私のメイン包丁は30年前に浅草の合羽橋で1万円くらいで買ったもので、ずっと使い続けて今も現役です。確か買う時に店の人に少々高くてもずっと使える包丁がほしいみたいなことを言った覚えがありますが、まさかこんなに丈夫で長持ちするとは思いませんでした。

なお、外国暮らしをして、ある程度の頻度で自炊をするなら日本の包丁を持って行ったほうがよいと思います。理由は、包丁に角がしっかりついていて、じゃがいもの芽その他をほじくるのに便利だからです。

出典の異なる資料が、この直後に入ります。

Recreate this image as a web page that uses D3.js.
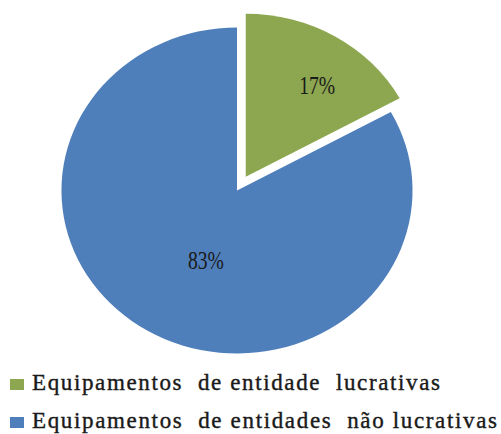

サブはWMFの細身の小型包丁です。合羽橋出身の三徳包丁が大関だとしたら、WMFは平幕筆頭くらいの位置づけで、こちらもよい包丁です。かれこれ15年か20年前くらいに買いました。そう言えばその時に同じ包丁を買って、友達のしんさんにもプレゼントしたのでした。

しんさんはその当時、私と一緒に和食レストランでバイトをしていた男性で、私より5歳か10歳くらい年上でした。とても優しく気が付く人で、接客もトラブル対応も上手で、しんさんとペアで働く時は安心できた覚えがあります。

今だから書いちゃうと、その和食レストランでは、オーナーが従業員を搾取しすぎたせいで、皿洗いのパキスタン人がキレて厨房で包丁を振り回すというインシデントがありました。客が満席のランチタイムのことでした。その時もしんさんは躊躇わずに現場に飛び込んで行って、まーまーとパキスタン人をなだめていました。(しんさんを派遣した私は、腰を抜かして後ろから現場をこっそり眺めているだけでした。)あとで知ったことですが、彼の給料は手渡しで1,250ユーロくらい。週休1日で毎日10から12時間くらい働いていました。包丁を振り回したい気分になるのもわかります。

パキスタン人の乱は流血沙汰にもならずすぐに鎮圧され、発狂して包丁を振り回した彼はその後も普通に働き続けていました。オーナーも彼を不法に雇っていたので、警察沙汰にできなかったんでしょうね。こういう形の持ちつ持たれつもあるのかと思った記憶があります。

そのしんさんが日本に帰国することになり、お別れのタイミングで私はWMFの包丁をプレゼントしました。なぜ包丁にしたのか覚えていませんが、しんさんが料理好きだったんでしょうね、きっと。とても喜んでくれたのですが、その時に刃物をもらうと縁が切れてしまってよくないから買い取らせてくれと言って、私に1セントをくれたのでした。

その後も私たちの間ではメールのやりとりが細々と続いていたのですが、しばらく途切れた期間があり、ふと思い出してメールをしたら、もうしんさんのメールアカウントはなくなっていました。それっきりです。私のメールアドレスは変わっていないので、いつか連絡が来るんじゃないかとずっと待っていますが、何も来ません。しんさんが元気で、まだあの包丁を使ってくれているといいなと今でも時々思います。